## [Stored data]

= = = = =

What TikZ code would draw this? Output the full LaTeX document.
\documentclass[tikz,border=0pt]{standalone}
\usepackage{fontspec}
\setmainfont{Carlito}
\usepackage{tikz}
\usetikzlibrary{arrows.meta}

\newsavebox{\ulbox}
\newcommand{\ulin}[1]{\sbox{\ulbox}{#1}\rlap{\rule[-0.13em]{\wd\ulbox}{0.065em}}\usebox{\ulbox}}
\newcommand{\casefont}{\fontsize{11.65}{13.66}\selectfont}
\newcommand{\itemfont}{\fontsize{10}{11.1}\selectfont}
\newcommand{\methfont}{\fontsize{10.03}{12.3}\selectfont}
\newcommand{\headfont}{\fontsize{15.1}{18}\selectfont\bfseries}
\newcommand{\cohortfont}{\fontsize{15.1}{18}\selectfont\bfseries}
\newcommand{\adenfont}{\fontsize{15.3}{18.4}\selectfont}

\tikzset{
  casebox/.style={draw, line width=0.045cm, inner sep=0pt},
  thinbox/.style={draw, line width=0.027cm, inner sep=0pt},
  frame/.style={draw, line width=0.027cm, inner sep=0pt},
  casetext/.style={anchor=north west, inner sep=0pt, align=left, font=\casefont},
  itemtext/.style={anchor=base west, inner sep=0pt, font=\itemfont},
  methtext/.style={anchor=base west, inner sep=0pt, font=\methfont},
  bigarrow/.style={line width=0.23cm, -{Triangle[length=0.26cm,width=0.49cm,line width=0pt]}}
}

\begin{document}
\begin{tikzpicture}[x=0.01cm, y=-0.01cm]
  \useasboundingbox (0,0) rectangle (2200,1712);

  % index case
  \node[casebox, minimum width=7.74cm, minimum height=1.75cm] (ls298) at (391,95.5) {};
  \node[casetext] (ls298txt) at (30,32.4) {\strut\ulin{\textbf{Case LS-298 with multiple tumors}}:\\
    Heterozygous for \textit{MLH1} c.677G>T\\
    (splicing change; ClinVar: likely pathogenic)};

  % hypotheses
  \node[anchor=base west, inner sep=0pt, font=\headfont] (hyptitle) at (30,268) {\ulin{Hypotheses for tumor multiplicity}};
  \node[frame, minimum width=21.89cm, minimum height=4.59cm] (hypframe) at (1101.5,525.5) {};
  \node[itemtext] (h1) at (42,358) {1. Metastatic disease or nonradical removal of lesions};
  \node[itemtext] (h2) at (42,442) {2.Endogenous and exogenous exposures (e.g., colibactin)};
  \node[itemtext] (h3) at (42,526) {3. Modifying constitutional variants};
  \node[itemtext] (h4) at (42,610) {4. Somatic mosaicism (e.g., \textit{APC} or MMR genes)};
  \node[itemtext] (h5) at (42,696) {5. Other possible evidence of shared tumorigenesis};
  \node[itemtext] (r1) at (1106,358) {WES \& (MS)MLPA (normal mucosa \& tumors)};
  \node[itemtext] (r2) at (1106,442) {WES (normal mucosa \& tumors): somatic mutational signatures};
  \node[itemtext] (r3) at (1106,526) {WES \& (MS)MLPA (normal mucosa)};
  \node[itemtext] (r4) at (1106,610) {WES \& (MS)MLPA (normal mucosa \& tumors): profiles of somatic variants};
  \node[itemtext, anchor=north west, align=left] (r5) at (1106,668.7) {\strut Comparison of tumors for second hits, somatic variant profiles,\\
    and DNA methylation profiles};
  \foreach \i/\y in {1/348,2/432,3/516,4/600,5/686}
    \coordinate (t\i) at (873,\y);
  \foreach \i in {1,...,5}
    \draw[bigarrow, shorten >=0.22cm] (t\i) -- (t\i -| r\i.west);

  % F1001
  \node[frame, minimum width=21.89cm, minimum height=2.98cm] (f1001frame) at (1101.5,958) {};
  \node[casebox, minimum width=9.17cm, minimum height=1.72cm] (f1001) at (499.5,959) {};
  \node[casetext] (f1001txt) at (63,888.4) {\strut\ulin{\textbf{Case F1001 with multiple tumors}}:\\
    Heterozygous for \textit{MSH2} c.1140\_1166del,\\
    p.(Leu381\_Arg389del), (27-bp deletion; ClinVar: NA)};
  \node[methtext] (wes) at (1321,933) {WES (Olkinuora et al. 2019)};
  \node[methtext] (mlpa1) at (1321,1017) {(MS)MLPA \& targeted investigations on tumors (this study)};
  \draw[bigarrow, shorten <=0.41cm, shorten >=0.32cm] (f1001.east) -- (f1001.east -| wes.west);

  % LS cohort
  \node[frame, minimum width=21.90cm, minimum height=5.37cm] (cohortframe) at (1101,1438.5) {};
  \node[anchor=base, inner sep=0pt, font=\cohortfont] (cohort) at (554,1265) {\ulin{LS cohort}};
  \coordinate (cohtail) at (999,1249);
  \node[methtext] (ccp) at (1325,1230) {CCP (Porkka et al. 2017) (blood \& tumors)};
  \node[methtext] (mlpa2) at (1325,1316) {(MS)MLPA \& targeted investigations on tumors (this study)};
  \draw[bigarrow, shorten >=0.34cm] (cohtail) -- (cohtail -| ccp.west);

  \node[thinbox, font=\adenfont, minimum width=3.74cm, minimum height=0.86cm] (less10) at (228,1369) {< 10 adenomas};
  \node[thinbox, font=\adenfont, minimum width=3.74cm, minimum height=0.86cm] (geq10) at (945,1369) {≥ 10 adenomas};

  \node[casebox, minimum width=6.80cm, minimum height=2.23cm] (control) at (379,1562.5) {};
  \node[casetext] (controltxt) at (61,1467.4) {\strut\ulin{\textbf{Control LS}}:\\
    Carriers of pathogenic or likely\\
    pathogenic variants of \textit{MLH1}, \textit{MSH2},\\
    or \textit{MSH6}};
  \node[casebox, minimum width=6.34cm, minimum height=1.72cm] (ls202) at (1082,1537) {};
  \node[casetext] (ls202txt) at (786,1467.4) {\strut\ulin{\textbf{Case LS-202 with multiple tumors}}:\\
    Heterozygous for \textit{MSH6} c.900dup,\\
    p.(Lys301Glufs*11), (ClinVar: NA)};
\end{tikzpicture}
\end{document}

= = = = =

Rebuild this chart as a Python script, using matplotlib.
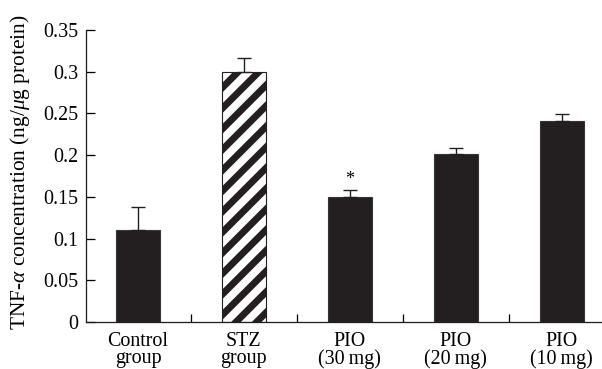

= = = = =

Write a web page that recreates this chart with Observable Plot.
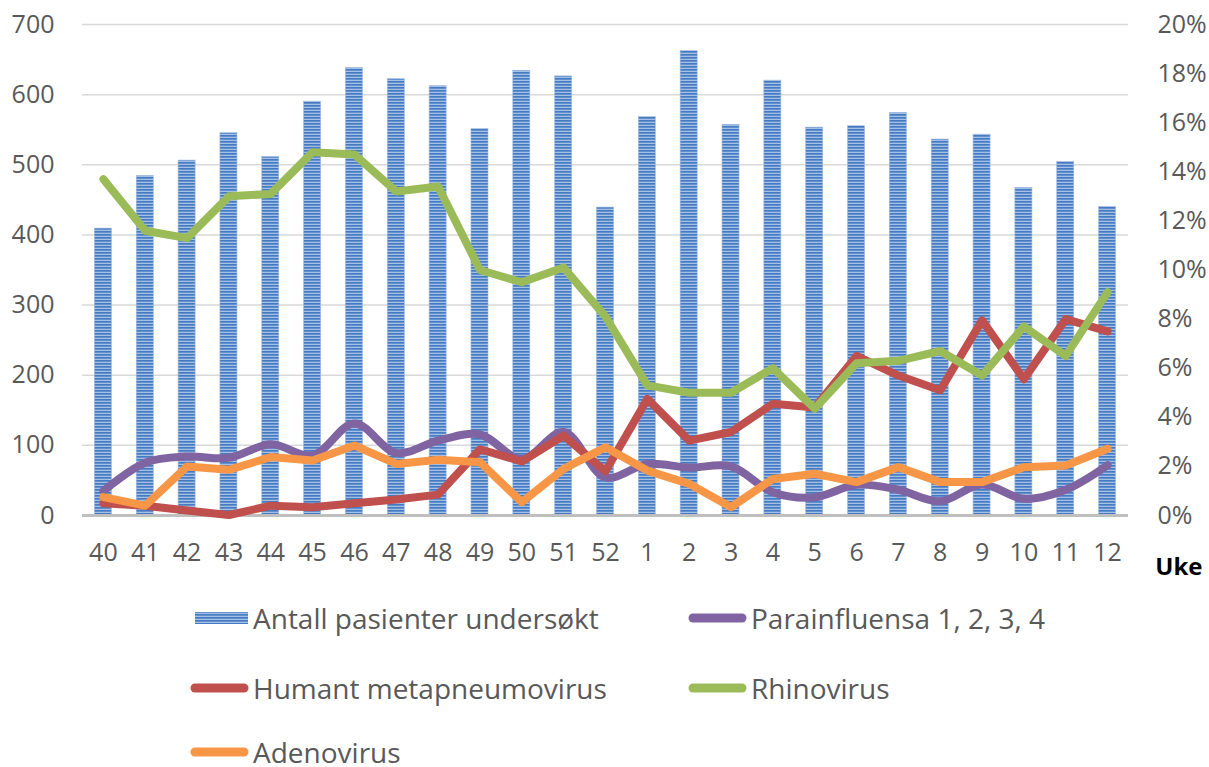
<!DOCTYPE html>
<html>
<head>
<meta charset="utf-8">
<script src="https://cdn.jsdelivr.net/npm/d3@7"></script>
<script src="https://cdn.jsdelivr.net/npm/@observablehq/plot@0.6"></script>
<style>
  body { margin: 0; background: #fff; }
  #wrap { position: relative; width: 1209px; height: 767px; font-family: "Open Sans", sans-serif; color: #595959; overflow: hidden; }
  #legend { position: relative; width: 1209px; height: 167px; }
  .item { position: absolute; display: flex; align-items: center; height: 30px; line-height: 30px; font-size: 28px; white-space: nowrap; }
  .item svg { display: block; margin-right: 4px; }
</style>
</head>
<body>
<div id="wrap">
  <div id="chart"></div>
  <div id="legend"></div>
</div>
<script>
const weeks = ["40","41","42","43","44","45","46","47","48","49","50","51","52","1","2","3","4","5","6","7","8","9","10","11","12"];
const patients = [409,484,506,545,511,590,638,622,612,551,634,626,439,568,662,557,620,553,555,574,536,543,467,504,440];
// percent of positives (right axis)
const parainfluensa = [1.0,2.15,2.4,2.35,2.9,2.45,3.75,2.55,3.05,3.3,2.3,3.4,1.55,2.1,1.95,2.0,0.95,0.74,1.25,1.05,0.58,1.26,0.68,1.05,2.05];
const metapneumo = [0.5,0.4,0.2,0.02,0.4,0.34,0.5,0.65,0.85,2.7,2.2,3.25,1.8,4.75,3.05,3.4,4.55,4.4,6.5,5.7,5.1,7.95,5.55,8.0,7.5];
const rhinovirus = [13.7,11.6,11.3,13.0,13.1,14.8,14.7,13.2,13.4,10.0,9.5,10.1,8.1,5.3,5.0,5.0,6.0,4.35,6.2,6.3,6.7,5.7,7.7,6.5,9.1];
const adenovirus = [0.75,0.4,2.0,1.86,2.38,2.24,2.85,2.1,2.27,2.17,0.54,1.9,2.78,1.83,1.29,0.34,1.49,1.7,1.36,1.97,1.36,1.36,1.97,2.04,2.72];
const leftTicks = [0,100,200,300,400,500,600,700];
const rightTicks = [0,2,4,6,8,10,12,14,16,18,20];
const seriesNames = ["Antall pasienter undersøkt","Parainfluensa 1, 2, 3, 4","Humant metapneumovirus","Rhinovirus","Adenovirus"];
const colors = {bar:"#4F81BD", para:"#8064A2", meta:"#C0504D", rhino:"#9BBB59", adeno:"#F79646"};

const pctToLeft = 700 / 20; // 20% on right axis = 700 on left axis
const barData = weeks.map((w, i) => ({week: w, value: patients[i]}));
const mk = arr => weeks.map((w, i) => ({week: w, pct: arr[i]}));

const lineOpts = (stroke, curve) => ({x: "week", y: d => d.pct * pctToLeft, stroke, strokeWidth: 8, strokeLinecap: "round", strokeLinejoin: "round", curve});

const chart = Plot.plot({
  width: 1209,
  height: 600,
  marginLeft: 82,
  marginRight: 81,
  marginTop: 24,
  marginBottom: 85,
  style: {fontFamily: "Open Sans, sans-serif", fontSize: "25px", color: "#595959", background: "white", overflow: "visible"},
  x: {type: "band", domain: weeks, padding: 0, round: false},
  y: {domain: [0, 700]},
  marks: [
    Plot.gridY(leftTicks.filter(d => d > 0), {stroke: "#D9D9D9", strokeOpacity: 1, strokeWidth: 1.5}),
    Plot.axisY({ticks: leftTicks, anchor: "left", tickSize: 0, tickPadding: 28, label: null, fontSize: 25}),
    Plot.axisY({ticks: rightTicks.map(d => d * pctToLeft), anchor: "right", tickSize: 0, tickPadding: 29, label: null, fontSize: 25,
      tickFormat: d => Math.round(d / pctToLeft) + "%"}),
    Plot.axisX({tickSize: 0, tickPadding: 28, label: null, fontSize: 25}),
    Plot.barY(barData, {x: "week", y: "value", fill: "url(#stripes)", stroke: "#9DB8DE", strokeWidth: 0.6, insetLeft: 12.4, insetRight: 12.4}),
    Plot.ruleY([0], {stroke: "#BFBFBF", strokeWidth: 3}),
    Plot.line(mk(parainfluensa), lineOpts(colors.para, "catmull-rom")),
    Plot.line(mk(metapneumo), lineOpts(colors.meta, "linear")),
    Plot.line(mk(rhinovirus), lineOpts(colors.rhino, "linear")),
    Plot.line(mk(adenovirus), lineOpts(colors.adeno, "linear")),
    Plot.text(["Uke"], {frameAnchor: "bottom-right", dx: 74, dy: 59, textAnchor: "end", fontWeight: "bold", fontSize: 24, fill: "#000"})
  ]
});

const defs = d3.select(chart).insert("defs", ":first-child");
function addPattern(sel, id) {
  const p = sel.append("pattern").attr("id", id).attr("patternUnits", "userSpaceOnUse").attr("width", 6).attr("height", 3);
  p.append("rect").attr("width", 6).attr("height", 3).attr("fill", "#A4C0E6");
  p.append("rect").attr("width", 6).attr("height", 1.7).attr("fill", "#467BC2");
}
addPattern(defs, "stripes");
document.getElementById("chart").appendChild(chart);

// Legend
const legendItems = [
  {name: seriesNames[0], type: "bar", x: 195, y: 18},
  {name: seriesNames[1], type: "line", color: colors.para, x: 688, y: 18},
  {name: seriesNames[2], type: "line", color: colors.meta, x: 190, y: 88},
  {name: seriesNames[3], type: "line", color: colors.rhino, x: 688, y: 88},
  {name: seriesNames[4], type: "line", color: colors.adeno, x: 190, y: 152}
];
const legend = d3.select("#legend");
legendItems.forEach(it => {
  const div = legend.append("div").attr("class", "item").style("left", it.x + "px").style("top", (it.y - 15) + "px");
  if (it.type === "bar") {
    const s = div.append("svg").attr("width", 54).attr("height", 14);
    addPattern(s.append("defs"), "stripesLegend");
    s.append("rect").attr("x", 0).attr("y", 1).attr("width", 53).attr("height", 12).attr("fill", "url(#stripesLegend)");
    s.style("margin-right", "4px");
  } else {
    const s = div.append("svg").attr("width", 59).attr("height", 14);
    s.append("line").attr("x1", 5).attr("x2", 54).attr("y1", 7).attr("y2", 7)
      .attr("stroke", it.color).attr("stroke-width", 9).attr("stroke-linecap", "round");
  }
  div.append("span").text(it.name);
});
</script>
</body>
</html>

= = = = =

## [Required work]
From the entries, copy out each line containing the word "this".

## [Full answer]
What TikZ code would draw this? Output the full LaTeX document.
  \node[methtext] (mlpa1) at (1321,1017) {(MS)MLPA \& targeted investigations on tumors (this study)};
  \node[methtext] (mlpa2) at (1325,1316) {(MS)MLPA \& targeted investigations on tumors (this study)};
Rebuild this chart as a Python script, using matplotlib.
Write a web page that recreates this chart with Observable Plot.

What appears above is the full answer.